Tonawanda Coke Corp. v. Commissioner, 95 T. C. 124 (1990)
Expenses for cleaning up debris and repairing a fire-damaged plant are not considered demolition costs if no part of the structure is demolished.
Summary
Tonawanda Coke Corp. purchased a fire-damaged coke plant and incurred costs to clean up debris and repair the facility. The IRS argued these were demolition costs to be allocated to the land’s basis, not the plant’s. The Tax Court held that since no demolition occurred, the expenses were properly capitalized as part of the plant’s basis. The key issue was whether the activities constituted a demolition under tax regulations. The court’s decision hinged on the ordinary meaning of demolition and extensive evidence that the plant’s structure remained intact, emphasizing the distinction between repair and demolition for tax purposes.
Facts
Tonawanda Coke Corp. (Tonawanda) purchased a coke plant shortly after a fire had damaged critical systems. Tonawanda hired contractors to remove fire-related debris, including tar and ice, and to repair or replace damaged piping and equipment. The plant resumed operations using the same infrastructure as before the fire. The IRS challenged Tonawanda’s allocation of these costs to the plant’s basis, arguing they were demolition expenses that should be allocated to the land’s basis.
Procedural History
The IRS determined a deficiency in Tonawanda’s 1983 federal income tax, asserting that certain repair expenses should be treated as demolition costs. Tonawanda contested this in the U. S. Tax Court. After both parties made concessions, the sole issue for the court was whether the repair costs were for demolition and should be allocated to the land’s basis.
Issue(s)
1. Whether the expenses incurred by Tonawanda to clean up debris and repair the fire-damaged plant constitute demolition costs under section 1. 165-3(a)(1), Income Tax Regs.
Holding
1. No, because no demolition occurred, section 1. 165-3(a)(1), Income Tax Regs. , is inapplicable, and Tonawanda correctly allocated the cost of the expenditures to its basis in the coke plant.
Court’s Reasoning
The court rejected the IRS’s argument that the expenses were for demolition, finding that no part of the plant was demolished. The court relied on the ordinary meaning of “demolition” and found that the work performed was repair and cleanup, not demolition. Testimonies from Tonawanda’s officers and contractors, along with photographic evidence, supported the finding that the plant’s infrastructure remained the same after the repairs. The court distinguished this case from others where partial demolition was conceded or evident.
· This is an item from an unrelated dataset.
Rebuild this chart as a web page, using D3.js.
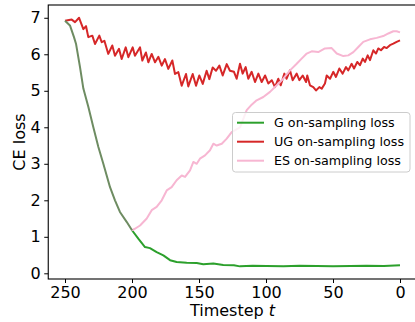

The decision emphasized that repair costs, even for significant damage, should be capitalized to the plant’s basis when no demolition occurs.
Practical Implications
This decision clarifies that expenses for cleaning up and repairing a damaged structure are not demolition costs if the structure’s integrity is maintained. Taxpayers and practitioners should carefully document repair activities to distinguish them from demolition for tax purposes. This ruling may impact how businesses allocate costs for damaged property, potentially affecting depreciation deductions. Subsequent cases may reference this decision to determine the proper allocation of repair versus demolition expenses, particularly in scenarios involving significant damage to business properties.